Lugovoi, a former FSB agent who is today a member of the State Duma, and Kovtun, a former KGB agent, returned to Russia and remain there today, far from the reach of British authorities. Moscow has both refused British extradition requests and denied any involvement in Litvinenko's death, as have Lugovoi and Kovtun.
Many mysteries still surround the case.
One is why Litvinenko drank tea with his alleged killers, one of whom -- Lugovoi -- he first met in Russia in the 1990s.
One of Litvinenko's friends, former Chechen politician Akhmad Zakayev, told RFE/RL that he finds the meeting all the stranger because Litvinenko knew he was in constant danger of being assassinated. Zakayev, the leader of Chechnya's government in exile in London, recalls that Litvinenko once told him that "if someone wants to eliminate you, he will send you a person from your past."
Mysterious, too, are the words Putin spoke when journalists asked for his reaction shortly after Litvinenko's death. Putin answered: "The people who did this are not the Lord Almighty and Mr. Litvinenko is unfortunately not Lazarus."
Marina has thought much about those words because of a quote she found in her husband's diary. He had written: "When Lazarus rose from the dead, no one asked him any questions. It is necessary to respect the silence of the dead."
What both men meant by their separate references to the biblical parable of Lazarus is unknown.
WATCH: Putin, Litvinenko, And Lazarus
For five years after his death, Marina grieved silently. But in 2011 she filed a lawsuit demanding a public inquiry in Britain.
"I did what I had to do as a normal loving wife who lost her husband," she says today. "Someone killed a person, and I have the right to know who killed him. It's not my fault that Putin's name is in the inquiry conclusion."

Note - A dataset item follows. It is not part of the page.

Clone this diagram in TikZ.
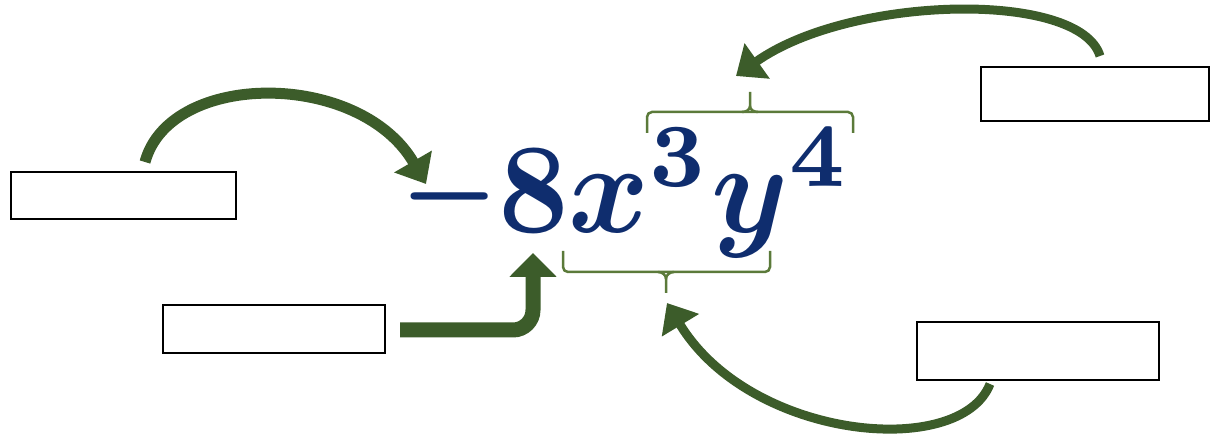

That the Russian state could have carried out an assassination in the heart of the British capital using radioactive materials continues to shock many observers in London, who say the reaction of the British authorities to the killing should have been stronger.
"I think we were too soft on Russia at the time," says Edward Lucas, a senior editor with The Economist. "I believe that the British government tried to play down the importance of the fact that in our country there was an act of ... terrorism which not only killed Mr. Litvinenko but jeopardized the lives of hundreds of others who walked the streets of London."
London initially reacted by expelling Russian diplomats, limiting visas for Russian officials, and virtually ending cooperation between the countries' intelligence services in 2007. But by 2010, relations warmed again and in 2012 Putin visited the British capital as Russia competed in the London Olympics. Since then, relations have since been thrown into turmoil again by Russia's annexation of Ukraine's Crimean Peninsula in 2014 and the ensuing sanctions imposed on Moscow by the West.